Instructions for the task – Here are records with pictures in them. Copy all of them exactly and leave the pictures out.

Raw records
#####
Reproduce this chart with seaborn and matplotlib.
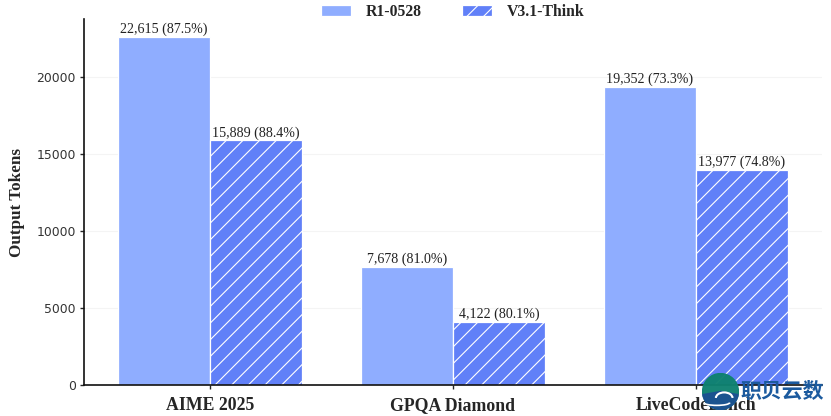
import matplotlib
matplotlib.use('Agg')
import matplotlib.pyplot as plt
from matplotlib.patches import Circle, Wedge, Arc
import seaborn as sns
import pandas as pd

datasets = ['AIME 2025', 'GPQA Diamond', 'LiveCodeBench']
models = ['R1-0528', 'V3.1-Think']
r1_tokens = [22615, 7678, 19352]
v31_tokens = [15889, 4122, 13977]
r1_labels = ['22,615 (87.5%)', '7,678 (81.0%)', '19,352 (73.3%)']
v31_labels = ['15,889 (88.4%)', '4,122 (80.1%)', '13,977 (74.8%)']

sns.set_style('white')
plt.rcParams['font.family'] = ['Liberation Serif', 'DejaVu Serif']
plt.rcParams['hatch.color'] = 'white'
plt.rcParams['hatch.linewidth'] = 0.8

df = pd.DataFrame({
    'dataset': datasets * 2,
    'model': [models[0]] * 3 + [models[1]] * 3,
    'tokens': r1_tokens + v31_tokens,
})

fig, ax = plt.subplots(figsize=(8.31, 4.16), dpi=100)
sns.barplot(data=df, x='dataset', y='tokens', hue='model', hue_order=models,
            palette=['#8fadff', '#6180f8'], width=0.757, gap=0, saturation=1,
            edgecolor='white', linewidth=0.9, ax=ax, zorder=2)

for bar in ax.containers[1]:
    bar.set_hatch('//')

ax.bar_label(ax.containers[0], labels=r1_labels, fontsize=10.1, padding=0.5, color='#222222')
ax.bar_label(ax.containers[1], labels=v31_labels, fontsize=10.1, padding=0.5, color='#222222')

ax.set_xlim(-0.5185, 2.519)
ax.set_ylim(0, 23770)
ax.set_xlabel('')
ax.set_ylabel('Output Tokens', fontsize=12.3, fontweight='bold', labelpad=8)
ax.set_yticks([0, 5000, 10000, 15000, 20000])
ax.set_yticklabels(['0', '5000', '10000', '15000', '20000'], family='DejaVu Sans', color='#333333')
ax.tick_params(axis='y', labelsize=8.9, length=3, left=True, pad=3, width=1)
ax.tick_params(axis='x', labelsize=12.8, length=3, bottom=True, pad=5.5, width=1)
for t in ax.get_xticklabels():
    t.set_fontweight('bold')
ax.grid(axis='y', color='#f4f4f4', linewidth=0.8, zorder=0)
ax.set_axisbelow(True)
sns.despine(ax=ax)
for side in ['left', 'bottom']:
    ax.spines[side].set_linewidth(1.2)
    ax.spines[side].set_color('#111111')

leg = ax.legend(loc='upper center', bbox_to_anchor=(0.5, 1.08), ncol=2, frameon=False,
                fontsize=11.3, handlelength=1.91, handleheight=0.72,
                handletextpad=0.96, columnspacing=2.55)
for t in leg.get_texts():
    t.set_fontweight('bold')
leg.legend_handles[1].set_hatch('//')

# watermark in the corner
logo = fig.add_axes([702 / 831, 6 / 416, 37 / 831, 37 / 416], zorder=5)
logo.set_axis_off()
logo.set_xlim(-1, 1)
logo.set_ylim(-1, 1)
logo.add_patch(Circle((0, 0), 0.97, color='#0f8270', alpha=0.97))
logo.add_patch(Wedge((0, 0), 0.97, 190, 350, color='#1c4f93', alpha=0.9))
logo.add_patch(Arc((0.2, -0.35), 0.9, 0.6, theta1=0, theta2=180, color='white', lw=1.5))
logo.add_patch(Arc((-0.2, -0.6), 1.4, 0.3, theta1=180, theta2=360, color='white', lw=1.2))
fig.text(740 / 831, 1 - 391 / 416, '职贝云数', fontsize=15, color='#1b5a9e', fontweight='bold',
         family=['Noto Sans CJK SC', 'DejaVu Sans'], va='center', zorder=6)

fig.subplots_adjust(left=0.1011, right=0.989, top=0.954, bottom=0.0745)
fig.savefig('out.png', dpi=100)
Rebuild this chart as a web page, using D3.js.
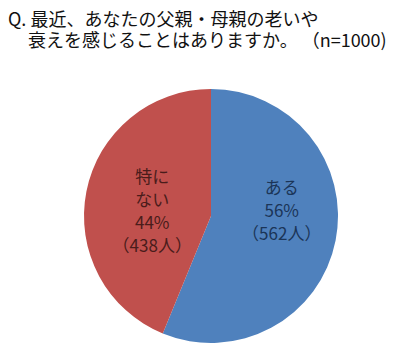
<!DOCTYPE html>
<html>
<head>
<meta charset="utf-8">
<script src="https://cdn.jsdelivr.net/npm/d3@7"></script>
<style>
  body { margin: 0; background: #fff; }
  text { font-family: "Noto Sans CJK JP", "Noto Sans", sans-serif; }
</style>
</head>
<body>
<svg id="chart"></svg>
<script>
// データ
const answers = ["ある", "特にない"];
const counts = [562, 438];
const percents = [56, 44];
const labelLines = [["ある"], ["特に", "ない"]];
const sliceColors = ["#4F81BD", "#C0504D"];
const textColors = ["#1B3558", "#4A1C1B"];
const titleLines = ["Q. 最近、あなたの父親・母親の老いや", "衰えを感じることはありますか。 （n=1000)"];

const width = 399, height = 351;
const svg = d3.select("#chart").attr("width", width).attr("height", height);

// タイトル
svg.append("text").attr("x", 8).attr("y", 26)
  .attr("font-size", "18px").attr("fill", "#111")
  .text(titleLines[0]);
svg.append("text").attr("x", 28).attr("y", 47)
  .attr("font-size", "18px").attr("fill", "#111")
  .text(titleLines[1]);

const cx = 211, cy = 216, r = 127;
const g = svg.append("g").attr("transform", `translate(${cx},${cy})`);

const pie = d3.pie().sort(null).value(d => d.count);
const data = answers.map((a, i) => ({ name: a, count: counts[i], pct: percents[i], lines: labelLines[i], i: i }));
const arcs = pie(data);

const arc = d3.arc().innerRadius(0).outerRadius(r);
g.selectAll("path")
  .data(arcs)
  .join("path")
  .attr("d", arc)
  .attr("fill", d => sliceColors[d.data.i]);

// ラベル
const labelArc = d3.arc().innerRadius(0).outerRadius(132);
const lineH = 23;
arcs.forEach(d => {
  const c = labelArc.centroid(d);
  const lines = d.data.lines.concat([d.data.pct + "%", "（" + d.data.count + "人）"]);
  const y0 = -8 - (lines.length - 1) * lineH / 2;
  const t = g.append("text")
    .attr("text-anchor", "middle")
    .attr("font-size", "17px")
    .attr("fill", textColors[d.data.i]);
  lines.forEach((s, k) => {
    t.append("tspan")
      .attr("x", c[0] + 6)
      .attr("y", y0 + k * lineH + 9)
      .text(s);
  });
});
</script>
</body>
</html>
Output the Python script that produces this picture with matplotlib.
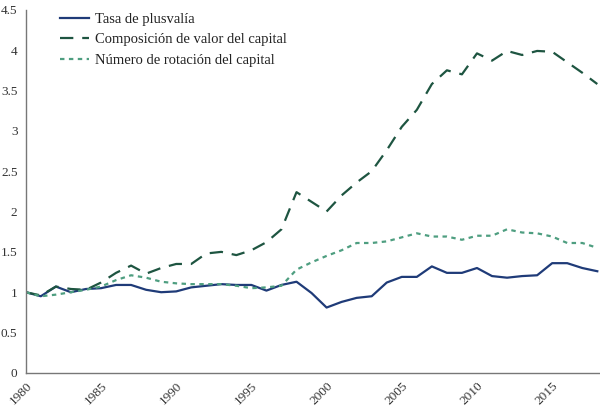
#####
Answer in full –
Reproduce this chart with seaborn and matplotlib.
import matplotlib
matplotlib.use('Agg')
import matplotlib.pyplot as plt
from matplotlib.patches import Circle, Wedge, Arc
import seaborn as sns
import pandas as pd

datasets = ['AIME 2025', 'GPQA Diamond', 'LiveCodeBench']
models = ['R1-0528', 'V3.1-Think']
r1_tokens = [22615, 7678, 19352]
v31_tokens = [15889, 4122, 13977]
r1_labels = ['22,615 (87.5%)', '7,678 (81.0%)', '19,352 (73.3%)']
v31_labels = ['15,889 (88.4%)', '4,122 (80.1%)', '13,977 (74.8%)']

sns.set_style('white')
plt.rcParams['font.family'] = ['Liberation Serif', 'DejaVu Serif']
plt.rcParams['hatch.color'] = 'white'
plt.rcParams['hatch.linewidth'] = 0.8

df = pd.DataFrame({
    'dataset': datasets * 2,
    'model': [models[0]] * 3 + [models[1]] * 3,
    'tokens': r1_tokens + v31_tokens,
})

fig, ax = plt.subplots(figsize=(8.31, 4.16), dpi=100)
sns.barplot(data=df, x='dataset', y='tokens', hue='model', hue_order=models,
            palette=['#8fadff', '#6180f8'], width=0.757, gap=0, saturation=1,
            edgecolor='white', linewidth=0.9, ax=ax, zorder=2)

for bar in ax.containers[1]:
    bar.set_hatch('//')

ax.bar_label(ax.containers[0], labels=r1_labels, fontsize=10.1, padding=0.5, color='#222222')
ax.bar_label(ax.containers[1], labels=v31_labels, fontsize=10.1, padding=0.5, color='#222222')

ax.set_xlim(-0.5185, 2.519)
ax.set_ylim(0, 23770)
ax.set_xlabel('')
ax.set_ylabel('Output Tokens', fontsize=12.3, fontweight='bold', labelpad=8)
ax.set_yticks([0, 5000, 10000, 15000, 20000])
ax.set_yticklabels(['0', '5000', '10000', '15000', '20000'], family='DejaVu Sans', color='#333333')
ax.tick_params(axis='y', labelsize=8.9, length=3, left=True, pad=3, width=1)
ax.tick_params(axis='x', labelsize=12.8, length=3, bottom=True, pad=5.5, width=1)
for t in ax.get_xticklabels():
    t.set_fontweight('bold')
ax.grid(axis='y', color='#f4f4f4', linewidth=0.8, zorder=0)
ax.set_axisbelow(True)
sns.despine(ax=ax)
for side in ['left', 'bottom']:
    ax.spines[side].set_linewidth(1.2)
    ax.spines[side].set_color('#111111')

leg = ax.legend(loc='upper center', bbox_to_anchor=(0.5, 1.08), ncol=2, frameon=False,
                fontsize=11.3, handlelength=1.91, handleheight=0.72,
                handletextpad=0.96, columnspacing=2.55)
for t in leg.get_texts():
    t.set_fontweight('bold')
leg.legend_handles[1].set_hatch('//')

# watermark in the corner
logo = fig.add_axes([702 / 831, 6 / 416, 37 / 831, 37 / 416], zorder=5)
logo.set_axis_off()
logo.set_xlim(-1, 1)
logo.set_ylim(-1, 1)
logo.add_patch(Circle((0, 0), 0.97, color='#0f8270', alpha=0.97))
logo.add_patch(Wedge((0, 0), 0.97, 190, 350, color='#1c4f93', alpha=0.9))
logo.add_patch(Arc((0.2, -0.35), 0.9, 0.6, theta1=0, theta2=180, color='white', lw=1.5))
logo.add_patch(Arc((-0.2, -0.6), 1.4, 0.3, theta1=180, theta2=360, color='white', lw=1.2))
fig.text(740 / 831, 1 - 391 / 416, '职贝云数', fontsize=15, color='#1b5a9e', fontweight='bold',
         family=['Noto Sans CJK SC', 'DejaVu Sans'], va='center', zorder=6)

fig.subplots_adjust(left=0.1011, right=0.989, top=0.954, bottom=0.0745)
fig.savefig('out.png', dpi=100)
Rebuild this chart as a web page, using D3.js.
<!DOCTYPE html>
<html>
<head>
<meta charset="utf-8">
<script src="https://cdn.jsdelivr.net/npm/d3@7"></script>
<style>
  body { margin: 0; background: #fff; }
  text { font-family: "Noto Sans CJK JP", "Noto Sans", sans-serif; }
</style>
</head>
<body>
<svg id="chart"></svg>
<script>
// データ
const answers = ["ある", "特にない"];
const counts = [562, 438];
const percents = [56, 44];
const labelLines = [["ある"], ["特に", "ない"]];
const sliceColors = ["#4F81BD", "#C0504D"];
const textColors = ["#1B3558", "#4A1C1B"];
const titleLines = ["Q. 最近、あなたの父親・母親の老いや", "衰えを感じることはありますか。 （n=1000)"];

const width = 399, height = 351;
const svg = d3.select("#chart").attr("width", width).attr("height", height);

// タイトル
svg.append("text").attr("x", 8).attr("y", 26)
  .attr("font-size", "18px").attr("fill", "#111")
  .text(titleLines[0]);
svg.append("text").attr("x", 28).attr("y", 47)
  .attr("font-size", "18px").attr("fill", "#111")
  .text(titleLines[1]);

const cx = 211, cy = 216, r = 127;
const g = svg.append("g").attr("transform", `translate(${cx},${cy})`);

const pie = d3.pie().sort(null).value(d => d.count);
const data = answers.map((a, i) => ({ name: a, count: counts[i], pct: percents[i], lines: labelLines[i], i: i }));
const arcs = pie(data);

const arc = d3.arc().innerRadius(0).outerRadius(r);
g.selectAll("path")
  .data(arcs)
  .join("path")
  .attr("d", arc)
  .attr("fill", d => sliceColors[d.data.i]);

// ラベル
const labelArc = d3.arc().innerRadius(0).outerRadius(132);
const lineH = 23;
arcs.forEach(d => {
  const c = labelArc.centroid(d);
  const lines = d.data.lines.concat([d.data.pct + "%", "（" + d.data.count + "人）"]);
  const y0 = -8 - (lines.length - 1) * lineH / 2;
  const t = g.append("text")
    .attr("text-anchor", "middle")
    .attr("font-size", "17px")
    .attr("fill", textColors[d.data.i]);
  lines.forEach((s, k) => {
    t.append("tspan")
      .attr("x", c[0] + 6)
      .attr("y", y0 + k * lineH + 9)
      .text(s);
  });
});
</script>
</body>
</html>
Output the Python script that produces this picture with matplotlib.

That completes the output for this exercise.